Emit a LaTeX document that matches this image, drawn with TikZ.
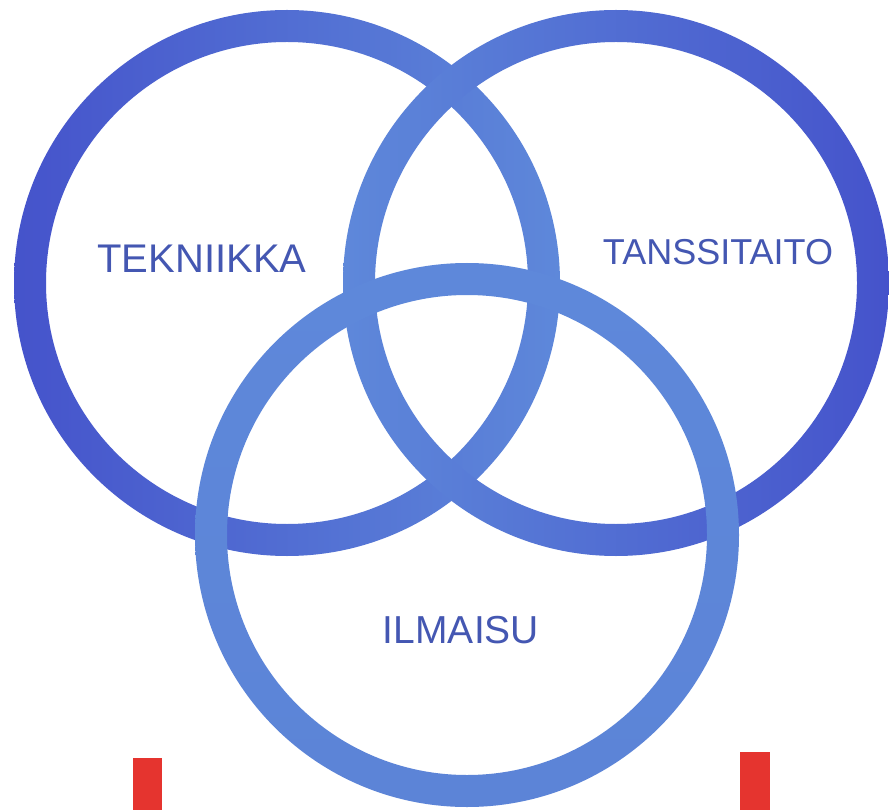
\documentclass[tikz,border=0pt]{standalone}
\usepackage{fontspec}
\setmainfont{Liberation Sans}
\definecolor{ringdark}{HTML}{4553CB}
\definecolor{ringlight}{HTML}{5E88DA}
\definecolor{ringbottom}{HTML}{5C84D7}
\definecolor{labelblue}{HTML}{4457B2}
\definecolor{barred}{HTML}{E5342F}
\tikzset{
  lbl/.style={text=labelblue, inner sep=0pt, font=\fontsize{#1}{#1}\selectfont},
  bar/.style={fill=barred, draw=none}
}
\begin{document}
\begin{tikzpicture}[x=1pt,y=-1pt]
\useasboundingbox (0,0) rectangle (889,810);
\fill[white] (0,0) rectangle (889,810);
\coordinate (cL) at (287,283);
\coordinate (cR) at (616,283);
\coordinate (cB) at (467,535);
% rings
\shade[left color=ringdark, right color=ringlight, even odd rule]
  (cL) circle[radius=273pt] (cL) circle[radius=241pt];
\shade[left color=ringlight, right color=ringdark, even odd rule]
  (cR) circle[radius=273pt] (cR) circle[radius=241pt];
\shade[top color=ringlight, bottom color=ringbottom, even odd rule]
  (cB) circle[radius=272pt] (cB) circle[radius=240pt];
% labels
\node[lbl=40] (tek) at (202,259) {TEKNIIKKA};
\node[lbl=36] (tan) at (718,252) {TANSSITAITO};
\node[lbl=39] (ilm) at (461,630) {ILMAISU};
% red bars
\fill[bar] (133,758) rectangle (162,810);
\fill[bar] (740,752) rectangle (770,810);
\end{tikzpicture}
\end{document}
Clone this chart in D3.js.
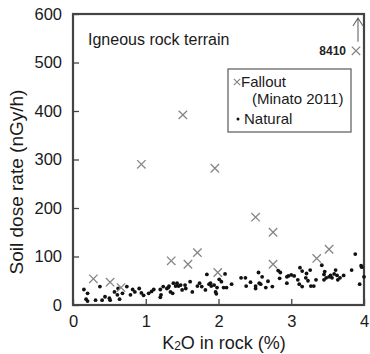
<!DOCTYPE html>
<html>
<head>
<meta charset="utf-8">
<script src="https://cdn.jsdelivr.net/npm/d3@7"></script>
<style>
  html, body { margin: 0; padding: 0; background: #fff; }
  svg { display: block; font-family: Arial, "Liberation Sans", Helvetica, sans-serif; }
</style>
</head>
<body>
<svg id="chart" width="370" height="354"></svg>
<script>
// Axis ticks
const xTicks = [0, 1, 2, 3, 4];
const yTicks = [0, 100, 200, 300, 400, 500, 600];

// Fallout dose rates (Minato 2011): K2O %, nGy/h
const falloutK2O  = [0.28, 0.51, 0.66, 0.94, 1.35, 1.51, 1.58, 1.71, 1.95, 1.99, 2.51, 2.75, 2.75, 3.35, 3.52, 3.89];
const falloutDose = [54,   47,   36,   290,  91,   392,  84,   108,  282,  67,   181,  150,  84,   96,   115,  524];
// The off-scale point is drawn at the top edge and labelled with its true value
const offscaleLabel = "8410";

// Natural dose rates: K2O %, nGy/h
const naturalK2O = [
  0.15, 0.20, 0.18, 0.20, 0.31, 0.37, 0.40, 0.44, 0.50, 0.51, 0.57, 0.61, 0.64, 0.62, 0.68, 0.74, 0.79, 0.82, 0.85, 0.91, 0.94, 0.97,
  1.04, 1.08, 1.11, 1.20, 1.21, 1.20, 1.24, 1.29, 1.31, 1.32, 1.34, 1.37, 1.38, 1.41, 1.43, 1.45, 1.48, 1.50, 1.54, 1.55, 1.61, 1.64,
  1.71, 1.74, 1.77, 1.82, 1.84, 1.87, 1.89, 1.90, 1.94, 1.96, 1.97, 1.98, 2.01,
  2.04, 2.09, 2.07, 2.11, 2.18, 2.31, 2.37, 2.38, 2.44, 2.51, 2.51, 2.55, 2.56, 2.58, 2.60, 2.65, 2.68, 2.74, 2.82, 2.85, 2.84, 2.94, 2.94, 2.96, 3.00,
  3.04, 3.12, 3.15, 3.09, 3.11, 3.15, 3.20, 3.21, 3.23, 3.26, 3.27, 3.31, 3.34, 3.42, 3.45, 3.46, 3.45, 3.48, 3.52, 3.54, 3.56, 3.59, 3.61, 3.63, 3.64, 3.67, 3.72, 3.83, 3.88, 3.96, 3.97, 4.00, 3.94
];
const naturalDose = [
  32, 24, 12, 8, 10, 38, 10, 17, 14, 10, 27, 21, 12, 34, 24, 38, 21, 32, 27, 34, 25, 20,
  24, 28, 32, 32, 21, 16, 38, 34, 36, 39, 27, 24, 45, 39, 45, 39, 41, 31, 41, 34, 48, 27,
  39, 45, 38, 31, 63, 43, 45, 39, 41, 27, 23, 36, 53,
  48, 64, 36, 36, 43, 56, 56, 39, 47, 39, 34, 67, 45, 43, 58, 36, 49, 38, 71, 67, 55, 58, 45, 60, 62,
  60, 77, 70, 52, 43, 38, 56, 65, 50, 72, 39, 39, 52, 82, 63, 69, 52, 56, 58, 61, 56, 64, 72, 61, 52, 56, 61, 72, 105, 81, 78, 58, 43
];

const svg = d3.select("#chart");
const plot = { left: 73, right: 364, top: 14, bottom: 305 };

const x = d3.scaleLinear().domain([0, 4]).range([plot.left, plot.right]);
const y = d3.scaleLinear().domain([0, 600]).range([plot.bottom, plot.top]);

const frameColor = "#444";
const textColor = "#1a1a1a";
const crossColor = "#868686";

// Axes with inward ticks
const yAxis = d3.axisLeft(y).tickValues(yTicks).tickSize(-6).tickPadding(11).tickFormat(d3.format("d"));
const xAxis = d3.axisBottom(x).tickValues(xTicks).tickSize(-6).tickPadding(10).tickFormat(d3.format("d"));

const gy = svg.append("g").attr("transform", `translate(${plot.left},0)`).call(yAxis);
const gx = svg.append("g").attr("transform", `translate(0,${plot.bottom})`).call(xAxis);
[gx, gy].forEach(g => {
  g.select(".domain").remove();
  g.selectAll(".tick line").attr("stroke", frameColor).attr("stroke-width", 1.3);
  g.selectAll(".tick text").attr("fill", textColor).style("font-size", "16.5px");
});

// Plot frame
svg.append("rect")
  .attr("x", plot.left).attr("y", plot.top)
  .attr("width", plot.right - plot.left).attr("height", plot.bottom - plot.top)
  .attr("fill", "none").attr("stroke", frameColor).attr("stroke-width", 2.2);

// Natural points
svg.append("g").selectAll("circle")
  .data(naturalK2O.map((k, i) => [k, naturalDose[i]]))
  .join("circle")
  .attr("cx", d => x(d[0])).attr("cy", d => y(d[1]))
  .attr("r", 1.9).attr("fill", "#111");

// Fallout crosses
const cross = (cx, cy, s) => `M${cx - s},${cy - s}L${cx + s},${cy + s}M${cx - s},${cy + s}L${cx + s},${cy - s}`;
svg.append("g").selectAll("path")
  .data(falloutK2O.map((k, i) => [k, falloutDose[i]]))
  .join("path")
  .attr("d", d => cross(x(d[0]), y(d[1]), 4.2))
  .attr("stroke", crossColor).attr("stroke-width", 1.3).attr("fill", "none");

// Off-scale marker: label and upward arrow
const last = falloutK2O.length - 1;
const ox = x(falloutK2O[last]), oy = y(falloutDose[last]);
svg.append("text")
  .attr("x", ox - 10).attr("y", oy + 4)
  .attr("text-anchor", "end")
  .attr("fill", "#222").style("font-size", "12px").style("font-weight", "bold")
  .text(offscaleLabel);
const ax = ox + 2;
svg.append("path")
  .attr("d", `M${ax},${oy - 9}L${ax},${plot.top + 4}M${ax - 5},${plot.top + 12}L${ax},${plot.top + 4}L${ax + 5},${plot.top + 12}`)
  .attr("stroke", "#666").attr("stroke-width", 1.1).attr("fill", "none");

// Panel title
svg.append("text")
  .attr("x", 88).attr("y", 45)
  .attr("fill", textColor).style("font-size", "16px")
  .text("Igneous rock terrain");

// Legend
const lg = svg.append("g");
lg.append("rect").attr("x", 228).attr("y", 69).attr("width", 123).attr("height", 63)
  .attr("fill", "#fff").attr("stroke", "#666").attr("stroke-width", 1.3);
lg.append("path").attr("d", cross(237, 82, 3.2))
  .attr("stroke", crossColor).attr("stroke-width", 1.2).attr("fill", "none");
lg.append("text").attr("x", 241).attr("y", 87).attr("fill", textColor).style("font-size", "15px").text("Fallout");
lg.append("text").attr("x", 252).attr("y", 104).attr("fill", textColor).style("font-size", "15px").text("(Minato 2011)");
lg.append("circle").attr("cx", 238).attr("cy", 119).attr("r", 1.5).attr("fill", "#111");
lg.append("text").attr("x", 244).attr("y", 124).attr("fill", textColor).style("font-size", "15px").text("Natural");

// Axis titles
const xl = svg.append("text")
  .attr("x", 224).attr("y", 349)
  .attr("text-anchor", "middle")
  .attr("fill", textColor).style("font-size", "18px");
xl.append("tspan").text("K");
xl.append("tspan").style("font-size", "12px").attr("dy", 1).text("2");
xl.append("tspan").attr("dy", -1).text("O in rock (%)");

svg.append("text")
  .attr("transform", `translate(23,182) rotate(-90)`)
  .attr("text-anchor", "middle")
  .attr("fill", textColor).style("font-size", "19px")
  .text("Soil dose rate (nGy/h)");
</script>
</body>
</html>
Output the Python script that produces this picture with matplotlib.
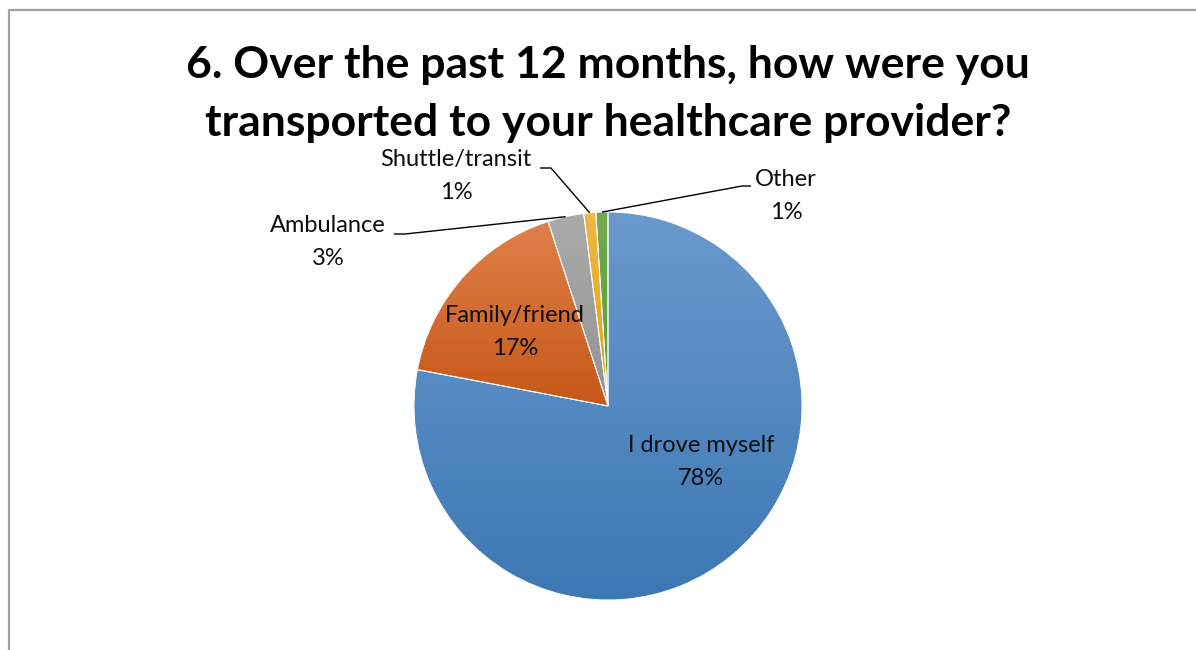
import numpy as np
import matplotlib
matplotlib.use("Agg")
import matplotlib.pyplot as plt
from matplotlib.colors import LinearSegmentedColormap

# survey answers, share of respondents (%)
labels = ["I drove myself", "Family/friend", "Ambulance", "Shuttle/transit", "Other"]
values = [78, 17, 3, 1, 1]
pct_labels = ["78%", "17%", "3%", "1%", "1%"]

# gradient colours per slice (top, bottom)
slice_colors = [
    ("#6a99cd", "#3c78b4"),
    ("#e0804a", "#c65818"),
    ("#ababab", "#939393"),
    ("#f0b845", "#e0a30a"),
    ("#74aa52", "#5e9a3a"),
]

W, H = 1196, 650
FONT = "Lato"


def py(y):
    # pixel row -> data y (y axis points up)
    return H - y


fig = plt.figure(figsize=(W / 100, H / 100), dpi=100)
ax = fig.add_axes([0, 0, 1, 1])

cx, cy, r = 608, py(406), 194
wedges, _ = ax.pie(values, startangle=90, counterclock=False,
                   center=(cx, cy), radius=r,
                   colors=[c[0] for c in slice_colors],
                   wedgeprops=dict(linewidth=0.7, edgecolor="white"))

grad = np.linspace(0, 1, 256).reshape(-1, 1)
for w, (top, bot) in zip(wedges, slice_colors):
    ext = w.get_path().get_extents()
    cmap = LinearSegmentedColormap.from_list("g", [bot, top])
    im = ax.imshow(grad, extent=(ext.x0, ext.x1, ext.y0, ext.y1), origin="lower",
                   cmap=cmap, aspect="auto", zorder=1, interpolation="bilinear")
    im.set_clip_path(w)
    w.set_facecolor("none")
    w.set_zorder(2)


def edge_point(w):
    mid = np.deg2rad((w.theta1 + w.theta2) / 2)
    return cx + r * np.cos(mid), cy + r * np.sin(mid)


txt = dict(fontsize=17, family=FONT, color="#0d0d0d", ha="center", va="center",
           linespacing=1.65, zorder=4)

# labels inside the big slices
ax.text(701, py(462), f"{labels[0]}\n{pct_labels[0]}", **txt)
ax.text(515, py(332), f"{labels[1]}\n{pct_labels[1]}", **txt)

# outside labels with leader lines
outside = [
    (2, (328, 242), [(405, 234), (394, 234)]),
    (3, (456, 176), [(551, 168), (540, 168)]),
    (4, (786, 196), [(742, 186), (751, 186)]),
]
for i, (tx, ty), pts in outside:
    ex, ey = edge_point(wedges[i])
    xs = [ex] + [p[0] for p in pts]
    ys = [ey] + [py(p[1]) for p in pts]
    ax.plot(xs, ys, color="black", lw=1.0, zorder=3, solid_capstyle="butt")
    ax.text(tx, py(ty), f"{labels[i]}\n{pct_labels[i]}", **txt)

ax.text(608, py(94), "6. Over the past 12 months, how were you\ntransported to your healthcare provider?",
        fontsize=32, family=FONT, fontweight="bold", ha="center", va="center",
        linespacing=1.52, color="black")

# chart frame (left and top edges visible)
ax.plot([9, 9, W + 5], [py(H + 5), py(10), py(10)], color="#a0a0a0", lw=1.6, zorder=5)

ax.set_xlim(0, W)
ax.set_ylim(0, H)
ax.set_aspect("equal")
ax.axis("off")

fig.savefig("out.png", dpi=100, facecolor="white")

----------

Begin at the line that has "Output the Python", stop after the line that has "ax = fig.add_axes([0, 0, 1, 1])", and reproduce every line between them exactly and nothing else. Pictures stay out of the copy.

Output the Python script that produces this picture with matplotlib.
import numpy as np
import matplotlib
matplotlib.use("Agg")
import matplotlib.pyplot as plt
from matplotlib.colors import LinearSegmentedColormap

# survey answers, share of respondents (%)
labels = ["I drove myself", "Family/friend", "Ambulance", "Shuttle/transit", "Other"]
values = [78, 17, 3, 1, 1]
pct_labels = ["78%", "17%", "3%", "1%", "1%"]

# gradient colours per slice (top, bottom)
slice_colors = [
    ("#6a99cd", "#3c78b4"),
    ("#e0804a", "#c65818"),
    ("#ababab", "#939393"),
    ("#f0b845", "#e0a30a"),
    ("#74aa52", "#5e9a3a"),
]

W, H = 1196, 650
FONT = "Lato"


def py(y):
    # pixel row -> data y (y axis points up)
    return H - y


fig = plt.figure(figsize=(W / 100, H / 100), dpi=100)
ax = fig.add_axes([0, 0, 1, 1])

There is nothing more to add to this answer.